> _WORK TO COMPLETE_
Using the listing below, copy every line that mentions "drawn".

> _INFORMATION SUPPLIED_

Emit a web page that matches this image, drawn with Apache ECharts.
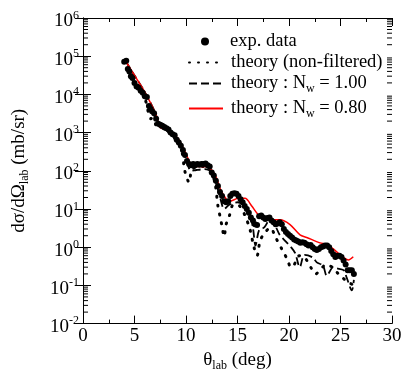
<!DOCTYPE html>
<html><head><meta charset="utf-8">
<script src="https://cdn.jsdelivr.net/npm/echarts@6/dist/echarts.min.js"></script>
<style>html,body{margin:0;padding:0;background:#fff}#c{width:408px;height:377px}</style>
</head><body><div id="c"></div>
<script>
const xTickLabels = ['0','5','10','15','20','25','30'];
const yTickExponents = ['-2','-1','0','1','2','3','4','5','6'];
const yMinorMultipliers = [2,3,4,5,6,7,8,9];
const seriesNames = ['exp. data', 'theory (non-filtered)', 'theory : N_w = 1.00', 'theory : N_w = 0.80'];

const expData = [
 [4.0,7.2e4],[4.2,7.6e4],[4.35,4.6e4],[4.5,4.0e4],[4.65,3.0e4],[4.8,2.7e4],[5.0,2.0e4],[5.2,1.6e4],[5.4,1.5e4],[5.6,1.25e4],
 [5.8,1.1e4],[6.0,9.0e3],[6.2,8.5e3],[6.4,5.0e3],[6.55,4.2e3],[6.7,3.6e3],[6.9,3.2e3],[7.1,2.3e3],[7.3,1.7e3],[7.5,1.6e3],
 [7.7,1.5e3],[7.9,1.4e3],[8.1,1.3e3],[8.3,1.2e3],[8.5,1.0e3],[8.7,9.0e2],[8.9,8.5e2],[9.1,6.5e2],[9.3,5.5e2],[9.5,4.5e2],
 [9.7,3.5e2],[9.9,2.6e2],[10.1,1.8e2],[10.3,1.5e2],[10.5,1.4e2],[10.7,1.5e2],[10.9,1.4e2],[11.1,1.5e2],[11.3,1.45e2],[11.5,1.5e2],
 [11.7,1.5e2],[11.9,1.55e2],[12.1,1.4e2],[12.3,1.3e2],[12.5,9.0e1],[12.7,7.5e1],[12.9,5.5e1],[13.1,4.0e1],[13.3,2.8e1],[13.5,2.2e1],
 [13.7,1.6e1],[13.9,1.5e1],[14.1,1.6e1],[14.3,2.2e1],[14.5,2.5e1],[14.7,2.6e1],[14.9,2.5e1],[15.1,2.2e1],[15.3,1.8e1],[15.5,1.5e1],
 [15.7,1.2e1],[15.9,1.0e1],[16.1,8.0],[16.3,6.0],[16.5,5.0],[16.7,4.0],[16.9,3.8],[17.1,6.5],[17.3,6.8],[17.5,6.0],
 [17.7,5.5],[17.9,5.8],[18.1,6.0],[18.3,5.0],[18.5,4.5],[18.7,4.0],[18.9,4.2],[19.1,4.5],[19.3,4.0],[19.5,3.0],
 [19.7,2.5],[19.9,2.2],[20.1,2.0],[20.3,1.8],[20.5,1.6],[20.7,1.5],[20.9,1.4],[21.1,1.3],[21.3,1.35],[21.5,1.3],
 [21.7,1.2],[21.9,1.1],[22.1,1.15],[22.3,1.0],[22.5,0.9],[22.7,0.85],[22.9,0.9],[23.1,1.0],[23.3,1.05],[23.5,1.1],
 [23.7,1.1],[23.9,1.0],[24.1,0.8],[24.3,0.65],[24.5,0.55],[24.7,0.6],[24.9,0.6],[25.1,0.55],[25.3,0.45],[25.5,0.35],
 [25.7,0.25],[25.9,0.25],[26.1,0.25],[26.3,0.2]
];

const theoryNonFiltered = [
 [4.15,7.4e4],[4.7,3.5e4],[5.4,1.6e4],[6.0,8.0e3],[6.6,2.3e3],[6.9,3.3e3],[7.15,1.3e3],[7.6,1.4e3],[8.4,1.0e3],[9.2,5.5e2],
 [9.6,3.2e2],[9.9,9.5e1],[10.3,5.0e1],[10.6,1.1e2],[11.5,1.3e2],[12.3,1.1e2],[12.8,5.0e1],[13.1,1.2e1],[13.3,6.5],[13.5,3.5],
 [13.7,1.9],[13.9,4.0],[14.2,6.5],[14.6,1.3e1],[15.2,1.2e1],[15.7,7.0],[16.2,3.0],[16.6,1.0],[16.9,0.6],[17.2,1.5],
 [17.7,2.5],[18.2,3.2],[18.7,1.8],[19.3,0.9],[19.8,0.5],[20.2,0.3],[20.5,0.35],[21.0,0.6],[21.6,0.5],[22.1,0.3],
 [22.6,0.2],[23.0,0.25],[23.6,0.35],[24.2,0.3],[24.8,0.2],[25.3,0.15],[25.8,0.12],[26.3,0.1]
];

const theoryNw100 = [
 [4.15,7.4e4],[4.73,4.1e4],[5.85,1.35e4],[7.0,3.4e3],[7.5,1.4e3],[8.45,1.0e3],[9.25,6.0e2],[9.9,2.5e2],[10.5,1.0e2],[11.0,1.05e2],
 [11.8,1.1e2],[12.5,9.0e1],[13.0,4.0e1],[13.4,1.6e1],[13.7,1.0e1],[14.2,1.3e1],[15.0,1.5e1],[15.7,1.2e1],[16.2,7.0],[16.5,3.2],
 [16.75,1.1],[17.1,2.8],[17.6,3.3],[18.2,5.6],[18.6,4.0],[19.1,2.1],[19.7,1.4],[20.2,1.0],[20.6,0.7],[21.05,0.3],
 [21.5,0.63],[22.3,0.54],[22.7,0.4],[23.3,0.33],[23.66,0.18],[24.3,0.3],[24.6,0.28],[25.3,0.25],[25.6,0.16],[26.1,0.074],[26.3,0.14]
];

const theoryNw080 = [
 [4.15,7.4e4],[4.73,4.1e4],[5.85,1.35e4],[6.99,3.4e3],[7.48,1.4e3],[8.0,1.25e3],[8.45,1.1e3],[9.25,6.9e2],[9.9,3.2e2],[10.71,1.3e2],
 [11.19,1.3e2],[11.84,1.3e2],[12.49,1.05e2],[12.98,6.3e1],[13.3,3.5e1],[13.95,1.75e1],[14.27,1.6e1],[15.08,1.9e1],[15.73,1.9e1],[16.38,1.2e1],
 [17.02,7.1],[17.83,5.2],[19.13,5.2],[20.1,3.9],[21.07,2.1],[21.72,1.8],[23.01,1.3],[23.66,1.2],[24.3,0.9],[25.27,0.54],
 [25.76,0.46],[26.24,0.56]
];

// minor tick positions on the log axis (2..9 x 10^k), drawn on both frame sides
const yMinorLeft = [];
const yMinorRight = [];
for (let k = -2; k < 6; k++) {
  yMinorMultipliers.forEach(function (m) {
    const v = m * Math.pow(10, k);
    yMinorLeft.push([0, v]);
    yMinorRight.push([30, v]);
  });
}

const FONT = 'Liberation Serif';
const chart = echarts.init(document.getElementById('c'), null, {renderer: 'canvas'});

function legendFmt(name) {
  if (name.indexOf('N_w') >= 0) {
    const parts = name.split('N_w');
    return parts[0] + 'N{sub|w}' + parts[1];
  }
  return name;
}
function mkLegend(name, top, left, iw, padLeft) {
  return {
    data: [name], left: left, top: top, itemWidth: iw, itemHeight: 8, itemGap: 0, padding: 0,
    selectedMode: false, formatter: legendFmt,
    itemStyle: { opacity: name === seriesNames[0] ? 1 : 0 },
    textStyle: {
      fontFamily: FONT, fontSize: 18.5, color: '#000', padding: [0, 0, 0, padLeft],
      rich: { sub: { fontFamily: FONT, fontSize: 12, color: '#000', padding: [11, 0, 0, 0] } }
    }
  };
}
const axisCommon = {
  axisLine: { show: true, lineStyle: { color: '#000', width: 1 } },
  axisTick: { show: true, inside: true, length: 8, lineStyle: { color: '#000', width: 1 } },
  splitLine: { show: false }
};
const yLabelFmt = function (v) {
  const i = Math.round(Math.log10(v)) + 2;
  return '10{sup|' + yTickExponents[i] + '}';
};

chart.setOption({
  animation: false,
  backgroundColor: '#fff',
  grid: { left: 83, top: 18, width: 309, height: 309, containLabel: false },
  legend: [
    mkLegend(seriesNames[0], 32, 201, 8, 16),
    mkLegend(seriesNames[1], 53, 188, 34, 3),
    mkLegend(seriesNames[2], 74, 188, 34, 3),
    mkLegend(seriesNames[3], 99, 188, 34, 3)
  ],
  xAxis: [
    Object.assign({}, axisCommon, {
      type: 'value', min: 0, max: 30, interval: 5, position: 'bottom',
      minorTick: { show: true, splitNumber: 2, length: 4, lineStyle: { color: '#000' } },
      axisLabel: { fontFamily: FONT, fontSize: 19, color: '#000', margin: 3,
        formatter: function (v) { return xTickLabels[Math.round(v / 5)]; } },
      name: 'θ{sub|lab} (deg)', nameLocation: 'middle', nameGap: 22,
      nameTextStyle: { fontFamily: FONT, fontSize: 19, color: '#000',
        rich: { sub: { fontFamily: FONT, fontSize: 12, color: '#000', padding: [12, 0, 0, 0] } } }
    }),
    Object.assign({}, axisCommon, {
      type: 'value', min: 0, max: 30, interval: 5, position: 'top',
      minorTick: { show: true, splitNumber: 2, length: 4, lineStyle: { color: '#000' } },
      axisLabel: { show: false }
    })
  ],
  yAxis: [
    Object.assign({}, axisCommon, {
      type: 'log', logBase: 10, min: 0.01, max: 1e6, splitNumber: 8, position: 'left',
      minorTick: { show: false },
      axisLabel: { fontFamily: FONT, fontSize: 19, color: '#000', margin: 4, formatter: yLabelFmt,
        padding: [7, 0, 0, 0],
        rich: { sup: { fontFamily: FONT, fontSize: 12, color: '#000', padding: [0, 0, 12, 0] } } },
      name: 'dσ/dΩ{sub|lab} (mb/sr)', nameLocation: 'middle', nameGap: 52, nameRotate: 90,
      nameTextStyle: { fontFamily: FONT, fontSize: 19, color: '#000',
        rich: { sub: { fontFamily: FONT, fontSize: 12, color: '#000', padding: [12, 0, 0, 0] } } }
    }),
    Object.assign({}, axisCommon, {
      type: 'log', logBase: 10, min: 0.01, max: 1e6, splitNumber: 8, position: 'right',
      minorTick: { show: false },
      axisLabel: { show: false }
    })
  ],
  series: [
    { name: 'minorTicksLeft', type: 'scatter', data: yMinorLeft, silent: true, z: 1,
      symbol: 'rect', symbolSize: [5, 1], symbolOffset: [2.5, 0], clip: false,
      itemStyle: { color: '#000', opacity: 1 } },
    { name: 'minorTicksRight', type: 'scatter', data: yMinorRight, silent: true, z: 1,
      symbol: 'rect', symbolSize: [5, 1], symbolOffset: [-2.5, 0], clip: false,
      itemStyle: { color: '#000', opacity: 1 } },
    { name: seriesNames[0], type: 'scatter', data: expData, symbol: 'circle', symbolSize: 6,
      itemStyle: { color: '#000', opacity: 1 }, z: 5 },
    { name: seriesNames[1], type: 'line', data: theoryNonFiltered, symbol: 'none', smooth: 0.3,
      lineStyle: { color: '#000', width: 3, type: [1, 8], cap: 'round' }, itemStyle: { color: '#000' }, z: 3 },
    { name: seriesNames[2], type: 'line', data: theoryNw100, symbol: 'none', smooth: 0.3,
      lineStyle: { color: '#000', width: 1.8, type: [8, 4] }, itemStyle: { color: '#000' }, z: 3 },
    { name: seriesNames[3], type: 'line', data: theoryNw080, symbol: 'none', smooth: 0.3,
      lineStyle: { color: '#ff0000', width: 1.5, type: 'solid' }, itemStyle: { color: '#ff0000' }, z: 4 }
  ]
});
</script></body></html>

> _RESPONSE_
Emit a web page that matches this image, drawn with Apache ECharts.
// minor tick positions on the log axis (2..9 x 10^k), drawn on both frame sides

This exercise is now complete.